Problem to work on:
Give the material once more, word for word, without any images.
** Start **
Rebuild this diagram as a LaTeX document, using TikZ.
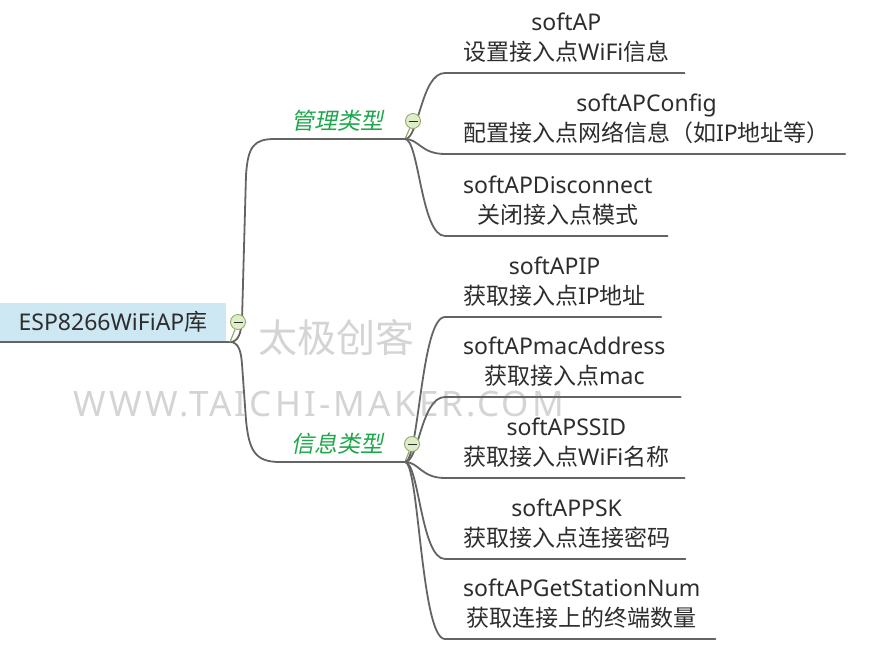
\documentclass[tikz,border=0pt]{standalone}
\usepackage{fontspec}
\setmainfont{Noto Sans}
\newfontfamily\cjkf{Noto Sans CJK SC}
\newfontfamily\cjkslant{Noto Sans CJK SC}[FakeSlant=0.2]
\newfontfamily\wmfont{Noto Sans}[LetterSpace=9]
\newcommand\zhtxt[1]{{\cjkf #1}}
\usetikzlibrary{calc}
\pgfdeclarelayer{wmlayer}
\pgfdeclarelayer{linelayer}
\pgfsetlayers{wmlayer,linelayer,main}
\definecolor{branchgray}{RGB}{100,100,100}
\definecolor{txtdark}{RGB}{45,45,45}
\definecolor{rootblue}{RGB}{206,232,243}
\definecolor{labgreen}{RGB}{30,168,75}
\definecolor{knobfill}{RGB}{222,238,200}
\definecolor{knobdraw}{RGB}{150,170,110}
\definecolor{wmgray}{RGB}{212,212,212}
\newcommand\twig[2]{\draw[branch] (#1) .. controls +(14,0) and +(-24,0) .. ($(#2.south west)+(-18,3)$) -- ($(#2.south east)+(15,3)$);}
\begin{document}
\begin{tikzpicture}[x=1pt,y=-1pt,
  branch/.style={draw=branchgray, line width=1.8pt, line cap=round},
  item/.style={anchor=south west, inner sep=0pt, align=center, text=txtdark,
    font=\fontsize{23pt}{30pt}\selectfont},
  rootbox/.style={rectangle, fill=rootblue, inner sep=0pt, minimum width=226pt,
    minimum height=38pt, text=txtdark, font=\fontsize{23pt}{30pt}\selectfont},
  grouplabel/.style={anchor=base, inner sep=0pt, text=labgreen,
    font=\fontsize{23pt}{28pt}\cjkslant},
  knob/.style={circle, draw=knobdraw, fill=knobfill, line width=0.9pt,
    minimum size=15pt, inner sep=0pt,
    path picture={\draw[txtdark, line width=0.8pt]
      ([xshift=-4.5pt]path picture bounding box.center) --
      ([xshift=4.5pt]path picture bounding box.center);}},
  stub/.style={draw=knobdraw, line width=1.2pt},
  wmark/.style={anchor=base, inner sep=0pt, text=wmgray}
]
\useasboundingbox (0,0) rectangle (879,651);

% background and watermark
\begin{pgfonlayer}{wmlayer}
\fill[white] (0,0) rectangle (879,651);
\node[wmark, font=\fontsize{39pt}{42pt}\cjkf] (wm1) at (336,352) {太极创客};
\node[wmark, font=\fontsize{35pt}{40pt}\wmfont] (wm2) at (319,416) {WWW.TAICHI-MAKER.COM};
\end{pgfonlayer}

% root
\node[rootbox] (root) at (113,322) {ESP8266WiFiAP\zhtxt{库}};
\coordinate (rootj) at (230,342);
\coordinate (j1) at (405,139);
\coordinate (j2) at (405,462);

% group labels
\node[grouplabel] (lab1) at (337,129) {管理类型};
\node[grouplabel] (lab2) at (337,452) {信息类型};

% items
\node[item] (softap) at (463,70) {softAP\\\zhtxt{设置接入点}WiFi\zhtxt{信息}\strut};
\node[item] (softapconfig) at (463,151) {softAPConfig\\\zhtxt{配置接入点网络信息（如}IP\zhtxt{地址等）}\strut};
\node[item] (softapdisc) at (463,233) {softAPDisconnect\\\zhtxt{关闭接入点模式}\strut};
\node[item] (softapip) at (463,314) {softAPIP\\\zhtxt{获取接入点}IP\zhtxt{地址}\strut};
\node[item] (softapmac) at (463,394) {softAPmacAddress\\\zhtxt{获取接入点}mac\strut};
\node[item] (softapssid) at (463,475) {softAPSSID\\\zhtxt{获取接入点}WiFi\zhtxt{名称}\strut};
\node[item] (softappsk) at (463,556) {softAPPSK\\\zhtxt{获取接入点连接密码}\strut};
\node[item] (softapnum) at (463,636) {softAPGetStationNum\\\zhtxt{获取连接上的终端数量}\strut};

% knobs
\node[knob] (k0) at (238,322) {};
\node[knob] (k1) at (413,121) {};
\node[knob] (k2) at (412,444) {};

\begin{pgfonlayer}{linelayer}
% root underline and trunk
\draw[branch] (root.south west |- rootj) -- (rootj);
\draw[branch] (rootj) .. controls +(8,0) and +(-1,14) .. (242,320) -- (246,175)
  .. controls (248,146) and (254,139) .. (275,139) -- (j1);
\draw[branch] (rootj) .. controls +(8,0) and +(-1,-14) .. (242,364) -- (246,420)
  .. controls (249,452) and (256,462) .. (280,462) -- (j2);
% stubs to knobs
\draw[stub] (rootj) -- (k0);
\draw[stub] (j1) -- (k1);
\draw[stub] (j2) -- (k2);
% branches
\twig{j1}{softap}
\twig{j1}{softapconfig}
\twig{j1}{softapdisc}
\twig{j2}{softapip}
\twig{j2}{softapmac}
\twig{j2}{softapssid}
\twig{j2}{softappsk}
\twig{j2}{softapnum}
\end{pgfonlayer}
\end{tikzpicture}
\end{document}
** End **
Written response:
Rebuild this diagram as a LaTeX document, using TikZ.
\documentclass[tikz,border=0pt]{standalone}
\usepackage{fontspec}
\setmainfont{Noto Sans}
\newfontfamily\cjkf{Noto Sans CJK SC}
\newfontfamily\cjkslant{Noto Sans CJK SC}[FakeSlant=0.2]
\newfontfamily\wmfont{Noto Sans}[LetterSpace=9]
\newcommand\zhtxt[1]{{\cjkf #1}}
\usetikzlibrary{calc}
\pgfdeclarelayer{wmlayer}
\pgfdeclarelayer{linelayer}
\pgfsetlayers{wmlayer,linelayer,main}
\definecolor{branchgray}{RGB}{100,100,100}
\definecolor{txtdark}{RGB}{45,45,45}
\definecolor{rootblue}{RGB}{206,232,243}
\definecolor{labgreen}{RGB}{30,168,75}
\definecolor{knobfill}{RGB}{222,238,200}
\definecolor{knobdraw}{RGB}{150,170,110}
\definecolor{wmgray}{RGB}{212,212,212}
\newcommand\twig[2]{\draw[branch] (#1) .. controls +(14,0) and +(-24,0) .. ($(#2.south west)+(-18,3)$) -- ($(#2.south east)+(15,3)$);}
\begin{document}
\begin{tikzpicture}[x=1pt,y=-1pt,
  branch/.style={draw=branchgray, line width=1.8pt, line cap=round},
  item/.style={anchor=south west, inner sep=0pt, align=center, text=txtdark,
    font=\fontsize{23pt}{30pt}\selectfont},
  rootbox/.style={rectangle, fill=rootblue, inner sep=0pt, minimum width=226pt,
    minimum height=38pt, text=txtdark, font=\fontsize{23pt}{30pt}\selectfont},
  grouplabel/.style={anchor=base, inner sep=0pt, text=labgreen,
    font=\fontsize{23pt}{28pt}\cjkslant},
  knob/.style={circle, draw=knobdraw, fill=knobfill, line width=0.9pt,
    minimum size=15pt, inner sep=0pt,
    path picture={\draw[txtdark, line width=0.8pt]
      ([xshift=-4.5pt]path picture bounding box.center) --
      ([xshift=4.5pt]path picture bounding box.center);}},
  stub/.style={draw=knobdraw, line width=1.2pt},
  wmark/.style={anchor=base, inner sep=0pt, text=wmgray}
]
\useasboundingbox (0,0) rectangle (879,651);

% background and watermark
\begin{pgfonlayer}{wmlayer}
\fill[white] (0,0) rectangle (879,651);
\node[wmark, font=\fontsize{39pt}{42pt}\cjkf] (wm1) at (336,352) {太极创客};
\node[wmark, font=\fontsize{35pt}{40pt}\wmfont] (wm2) at (319,416) {WWW.TAICHI-MAKER.COM};
\end{pgfonlayer}

% root
\node[rootbox] (root) at (113,322) {ESP8266WiFiAP\zhtxt{库}};
\coordinate (rootj) at (230,342);
\coordinate (j1) at (405,139);
\coordinate (j2) at (405,462);

% group labels
\node[grouplabel] (lab1) at (337,129) {管理类型};
\node[grouplabel] (lab2) at (337,452) {信息类型};

% items
\node[item] (softap) at (463,70) {softAP\\\zhtxt{设置接入点}WiFi\zhtxt{信息}\strut};
\node[item] (softapconfig) at (463,151) {softAPConfig\\\zhtxt{配置接入点网络信息（如}IP\zhtxt{地址等）}\strut};
\node[item] (softapdisc) at (463,233) {softAPDisconnect\\\zhtxt{关闭接入点模式}\strut};
\node[item] (softapip) at (463,314) {softAPIP\\\zhtxt{获取接入点}IP\zhtxt{地址}\strut};
\node[item] (softapmac) at (463,394) {softAPmacAddress\\\zhtxt{获取接入点}mac\strut};
\node[item] (softapssid) at (463,475) {softAPSSID\\\zhtxt{获取接入点}WiFi\zhtxt{名称}\strut};
\node[item] (softappsk) at (463,556) {softAPPSK\\\zhtxt{获取接入点连接密码}\strut};
\node[item] (softapnum) at (463,636) {softAPGetStationNum\\\zhtxt{获取连接上的终端数量}\strut};

% knobs
\node[knob] (k0) at (238,322) {};
\node[knob] (k1) at (413,121) {};
\node[knob] (k2) at (412,444) {};

\begin{pgfonlayer}{linelayer}
% root underline and trunk
\draw[branch] (root.south west |- rootj) -- (rootj);
\draw[branch] (rootj) .. controls +(8,0) and +(-1,14) .. (242,320) -- (246,175)
  .. controls (248,146) and (254,139) .. (275,139) -- (j1);
\draw[branch] (rootj) .. controls +(8,0) and +(-1,-14) .. (242,364) -- (246,420)
  .. controls (249,452) and (256,462) .. (280,462) -- (j2);
% stubs to knobs
\draw[stub] (rootj) -- (k0);
\draw[stub] (j1) -- (k1);
\draw[stub] (j2) -- (k2);
% branches
\twig{j1}{softap}
\twig{j1}{softapconfig}
\twig{j1}{softapdisc}
\twig{j2}{softapip}
\twig{j2}{softapmac}
\twig{j2}{softapssid}
\twig{j2}{softappsk}
\twig{j2}{softapnum}
\end{pgfonlayer}
\end{tikzpicture}
\end{document}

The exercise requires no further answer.